The final presentation in this "Compromised Data" session is by Mary Francoli and Dan Paré, who focus on the question of engagement and mobilisation in a time of rapidly evolving social media use. One initial observation is that these terms lack definitional clarity - there are some very high-level definitions (e.g. building on UN definitions), but these remain vague; political and civic engagement are conflated, and specific forms of engagement are not necessarily defined in detail.
Simply voting is a form of engagement, for example, but is clearly different from other, more complex forms of political engagement. The literature increasingly links these types of activity with social media (and with the Net more broadly) - and the extent to such such forms of engagement occur, and how they interrelate with forms of offline political engagement, need to be studied in greater detail.
Some studies explore the time spent on engagement, assuming a zero sum relationship between social media engagement and other activities; some focus on the homology between online and offline engagement; some assume that online engagement can involve groups which are often excluded from other forms of participation.
The underlying assumptions behind these studies need to be queried and critiqued; sceptics which examine the former sometimes merely count the time spent, but fail to evaluate the quality of engagement, for example. Some of these counting-based exercises are ultimately very simplistic - counting is fine in itself, but we must also ask what we are really learning from these projects, and how their findings need to be interpreted.
What we are starting to see here is a pattern of overreliance on quantitative and empirical approaches - anempirical muddiness that offers little insight into more complex questions. How do we account instead for nonlinearities in current research, and how do we investigate the complexities of modern life in a social media-enhanced environment?
There is a paradox in assessing democracy - by some criteria, participation has clearly increased; by others, a crisi of participation is looming. Simply equating access to social media with democratisation is highly problematic; it tells us little about how social media platforms contribute to engagement and politicisation, and at worst takes a naive approach to the role of technology. Our model of democracy also needs to be queried - from elite through deliberative democracy to the monitorial citizen.

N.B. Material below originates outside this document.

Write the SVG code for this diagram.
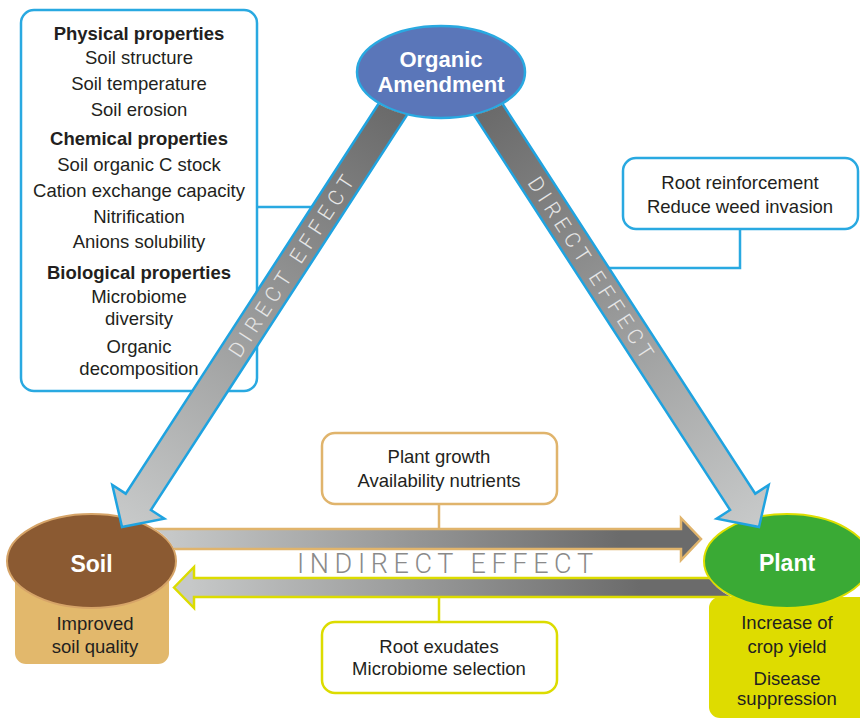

We also need the tools for situating social media platforms in their wider societal contexts. Dallas Smythe has suggested that technology is a myth: bureaucracy, science, capital, engineering, ideology, and propaganda all shape technology and the myths around it, so technology is always socially constructed rather than existing in a vacuum or proceeding under their own logic. Technologies like social media are inherently political and proceed in highly politicised contexts. Human agency must not be ignored in researching them.
Data-driven research should not be replaced with qualitative work, but qualitative perspectives should be used to disentangle terms such as mobilisation and engagement. Mobilisation and resistance should not be conflated with organisation - social media platforms are very good at facilitating mobilisation, for example, but not necessarily at facilitating formal political organisation. If social media are seen as drivers of change, we are potentially suffering from historical amnesia, as similar claims have also been made about other 'new' media technologies in last decades.